While the above example demonstrates how to launch a single python job on a compute node, you will receive the most benefit by running multiple jobs in parallel. We can adapt the above example so that we are submitting multiple batch scripts, each exploring a different parameter space.

**EXAMPLE SCRIPT COMING SOON!**

More Examples
*************
To take advantage of parallel computing (within a single compute node), you can use the "Parallel" function from the python "joblib" package. An example of such a python script (``example.py``) is included below: ::

        from joblib import Parallel, delayed
        import numpy as np
        import time
        import sys

        # inputs
        number_of_simulations = 10 #100000
        time_length = 1000
        num_cores = int(sys.argv[1]) # Must input number of cores

        # function to produce a single random walk of time length T
        def random_noise(T):
                data = []
                for t in range(T):
                        data.append(np.random.normal(0,1))
                return np.array(data)

        # Parallel compute each random walk
        time_start = time.time()
        output = Parallel(n_jobs=num_cores)(delayed(random_noise)(time_length) for n in range(number_of_simulations))
        output_size = np.matrix(output).shape
        time_end = time.time()

        # Print information
        print('Your data size is '+str(output_size)+' with '+str(output_size[0])+' random noise time-series with time length '+str(output_size[1])+'.')
        print('Computation time: '+str(round(time_end-time_start,2))+' seconds using '+str(num_cores)+' cores.')

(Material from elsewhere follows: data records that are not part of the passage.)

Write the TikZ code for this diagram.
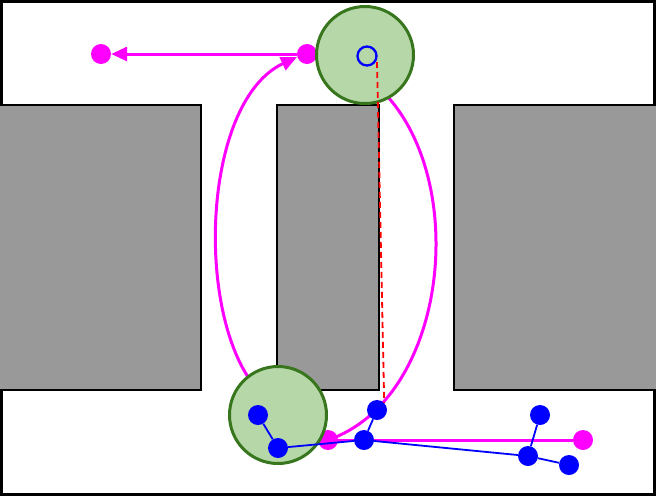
\documentclass[tikz,border=0pt]{standalone}
\usetikzlibrary{arrows.meta}
\definecolor{wall}{HTML}{999999}
\definecolor{robfill}{HTML}{B6D7A8}
\definecolor{robdraw}{HTML}{38761D}
\definecolor{mag}{HTML}{FF00FF}
\definecolor{blu}{HTML}{0000FF}
\begin{document}
\begin{tikzpicture}[x=1pt,y=-1pt,
  wallbox/.style={fill=wall,draw=black,line width=2.5pt},
  robot/.style={circle,fill=robfill,draw=robdraw,line width=3pt,minimum size=97pt,inner sep=0pt},
  pdot/.style={circle,fill=mag,inner sep=0pt,minimum size=20pt},
  bdot/.style={circle,fill=blu,inner sep=0pt,minimum size=20pt},
  ring/.style={circle,draw=blu,line width=2.3pt,inner sep=0pt,minimum size=19pt},
  path/.style={draw=mag,line width=3pt},
  link/.style={draw=blu,line width=1.8pt},
  arr/.style={-{Triangle[length=16pt,width=14pt]}}]
\useasboundingbox (0,0) rectangle (656,496);
\draw[line width=3pt] (1.5,1.5) rectangle (654.5,494.5);
\draw[wallbox] (-2,105) rectangle (201,390);
\draw[wallbox] (277,105) rectangle (379,390);
\draw[wallbox] (454,105) rectangle (658,390);
% magenta points
\node[pdot] (p1) at (101,54) {};
\node[pdot] (p2) at (307,54) {};
\node[pdot] (p3) at (328,440) {};
\node[pdot] (p4) at (583,440) {};
\coordinate (cl) at (250,380);
\coordinate (ct) at (297,57);
\coordinate (cr) at (388,97);
\draw[path,arr] (p2) -- (p1);
\draw[path,arr] (cl) .. controls (195,300) and (205,100) .. (ct);
\draw[path] (cr) .. controls (470,190) and (445,400) .. (p3.center);
\draw[path] (p3.center) -- (p4);
% robots
\node[robot] (r1) at (365,55) {};
\node[robot] (r2) at (278,415) {};
\node[ring] (g) at (367,56) {};
% blue tree
\node[bdot] (b1) at (258,415) {};
\node[bdot] (b2) at (278,448) {};
\node[bdot] (b3) at (377,410) {};
\node[bdot] (b4) at (364,440) {};
\node[bdot] (b5) at (540,415) {};
\node[bdot] (b6) at (528,456) {};
\node[bdot] (b7) at (569,465) {};
\draw[link] (b1) -- (b2);
\draw[link] (b2) -- (b4);
\draw[link] (b4) -- (b3);
\draw[link] (b4) -- (b6);
\draw[link] (b6) -- (b5);
\draw[link] (b6) -- (b7);
\coordinate (d1) at (377,62);
\draw[red,line width=1.8pt,dash pattern=on 6pt off 4pt] (d1) -- (b3.north east);
\end{tikzpicture}
\end{document}
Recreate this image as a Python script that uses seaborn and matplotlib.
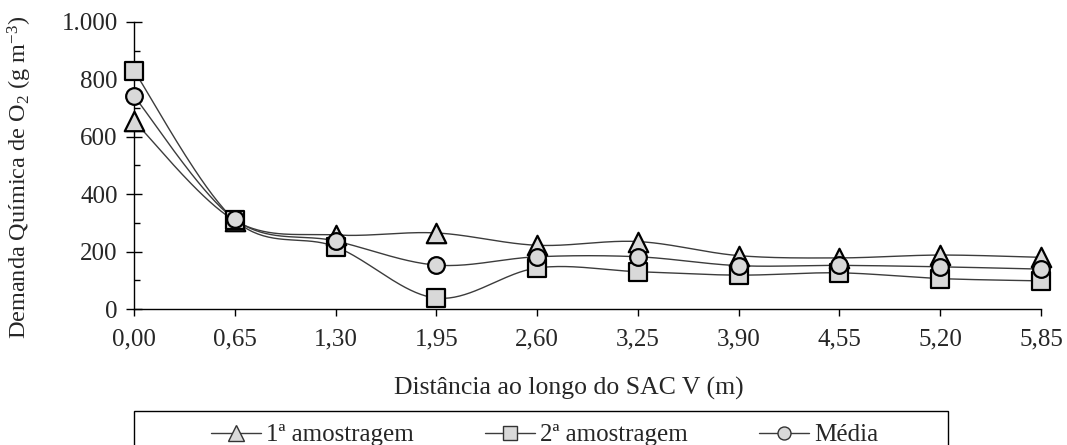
import numpy as np
import pandas as pd
import matplotlib
matplotlib.use("Agg")
import matplotlib.pyplot as plt
from matplotlib.lines import Line2D
from matplotlib.patches import Rectangle
from matplotlib.ticker import MultipleLocator, FixedLocator
import seaborn as sns

# Distance along the constructed wetland (m)
distancia = [0.00, 0.65, 1.30, 1.95, 2.60, 3.25, 3.90, 4.55, 5.20, 5.85]
distancia_rotulos = ["0,00", "0,65", "1,30", "1,95", "2,60", "3,25", "3,90", "4,55", "5,20", "5,85"]

# Chemical oxygen demand (g m-3)
amostragem_1 = [655, 308, 258, 265, 222, 235, 186, 178, 188, 180]
amostragem_2 = [830, 310, 217, 38, 143, 130, 118, 126, 106, 98]
media = [742, 312, 237, 153, 182, 182, 151, 152, 147, 139]

y_ticks = [0, 200, 400, 600, 800, 1000]
y_rotulos = ["0", "200", "400", "600", "800", "1.000"]

series = ["1ª amostragem", "2ª amostragem", "Média"]
marcadores = {"1ª amostragem": "^", "2ª amostragem": "s", "Média": "o"}
tamanhos = {"1ª amostragem": 14, "2ª amostragem": 13, "Média": 12}

sns.set_theme(style="white")
plt.rcParams["font.family"] = ["Liberation Serif", "DejaVu Serif"]
plt.rcParams["mathtext.fontset"] = "custom"
plt.rcParams["mathtext.rm"] = "Liberation Serif"
plt.rcParams["mathtext.it"] = "Liberation Serif:italic"

FS = 18
LINHA = "#3c3c3c"
PREENCHIMENTO = "#d9d9d9"

W, H = 1067, 445
AX_L, AX_R, AX_T, AX_B = 134, 1041, 22, 309


def suavizar(x, y, n=40):
    """Smooth curve through the points (cubic Bezier, Catmull-Rom tangents)."""
    p = np.column_stack([x, y]).astype(float)
    pts = []
    for i in range(len(p) - 1):
        p0 = p[i - 1] if i > 0 else p[i]
        p1, p2 = p[i], p[i + 1]
        p3 = p[i + 2] if i + 2 < len(p) else p[i + 1]
        c1 = p1 + (p2 - p0) / 6.0
        c2 = p2 - (p3 - p1) / 6.0
        t = np.linspace(0, 1, n)[:, None]
        seg = ((1 - t) ** 3) * p1 + 3 * ((1 - t) ** 2) * t * c1 + 3 * (1 - t) * t ** 2 * c2 + t ** 3 * p2
        pts.append(seg if i == 0 else seg[1:])
    s = np.vstack(pts)
    return s[:, 0], s[:, 1]


pontos = pd.DataFrame({
    "distancia": distancia * 3,
    "dqo": amostragem_1 + amostragem_2 + media,
    "serie": [series[0]] * 10 + [series[1]] * 10 + [series[2]] * 10,
})

fig = plt.figure(figsize=(W / 100, H / 100), dpi=100)
ax = fig.add_axes([AX_L / W, 1 - AX_B / H, (AX_R - AX_L) / W, (AX_B - AX_T) / H])

for nome in series:
    d = pontos[pontos["serie"] == nome]
    xs, ys = suavizar(d["distancia"].values, d["dqo"].values)
    curva = pd.DataFrame({"x": xs, "y": ys})
    sns.lineplot(data=curva, x="x", y="y", ax=ax, color=LINHA, linewidth=1.0,
                 estimator=None, sort=False, zorder=3)

for nome in series:
    d = pontos[pontos["serie"] == nome]
    sns.scatterplot(data=d, x="distancia", y="dqo", ax=ax, marker=marcadores[nome],
                    s=tamanhos[nome] ** 2, color=PREENCHIMENTO, edgecolor="black",
                    linewidth=1.6, zorder=5, clip_on=False, legend=False)

ax.set_xlim(0, 5.85)
ax.set_ylim(0, 1000)
ax.xaxis.set_major_locator(FixedLocator(distancia))
ax.set_xticklabels(distancia_rotulos)
ax.yaxis.set_major_locator(FixedLocator(y_ticks))
ax.set_yticklabels(y_rotulos)
ax.yaxis.set_minor_locator(MultipleLocator(100))

for side in ["top", "right"]:
    ax.spines[side].set_visible(False)
for side in ["left", "bottom"]:
    ax.spines[side].set_color("black")
    ax.spines[side].set_linewidth(1.0)

ax.tick_params(axis="y", which="major", direction="inout", length=11.5, width=1.0,
               color="black", labelsize=FS, pad=6, left=True)
ax.tick_params(axis="y", which="minor", direction="in", length=4, width=1.0,
               color="black", left=True)
ax.tick_params(axis="x", which="major", direction="out", length=5, width=1.0,
               color="black", labelsize=FS, pad=9, bottom=True)

ax.set_xlabel("Distância ao longo do SAC V (m)", fontsize=18.5)
ax.xaxis.set_label_coords((569 - AX_L) / (AX_R - AX_L), (AX_B - 377) / (AX_B - AX_T))
ax.set_ylabel("Demanda Química de O$_2$ (g m$^{-3}$)", fontsize=17.5)
ax.yaxis.set_label_coords((34 - AX_L) / (AX_R - AX_L), (AX_B - 177) / (AX_B - AX_T))
ax.grid(False)

# Legend in a box below the axes
caixa = Rectangle((134 / W, 1 - 460 / H), (948 - 134) / W, 49 / H,
                  transform=fig.transFigure, fill=False, edgecolor="black",
                  linewidth=1.0, clip_on=False)
fig.patches.append(caixa)

alcas = [Line2D([0], [0], color=LINHA, linewidth=1.0, marker=marcadores[n],
                markersize=tamanhos[n] * 0.78, markerfacecolor=PREENCHIMENTO,
                markeredgecolor="#333333", markeredgewidth=1.0)
         for n in series]
fig.legend(alcas, series, loc="center", bbox_to_anchor=(545 / W, 1 - 435 / H),
           ncol=3, frameon=False, fontsize=FS, handlelength=2.0, handletextpad=0.2,
           columnspacing=2.85, borderpad=0)

fig.savefig("out.png", dpi=100)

Credit to University of California Merced Research Computing Facility for this sample script, which is available at: http://hpcwiki.ucmerced.edu/knowledgebase/writing-slurm-job-scripts/


The python example above utilizes the Parallel function from joblib. However this parallelization is limited to a "single-computer" and doesn't take advantage of the full capabilities of the cluster. To write jobs that can be run on multiple nodes, we have to use something called Message Passing Interface (MPI). Documentation on this is still in the works, and will hopefully be available soon!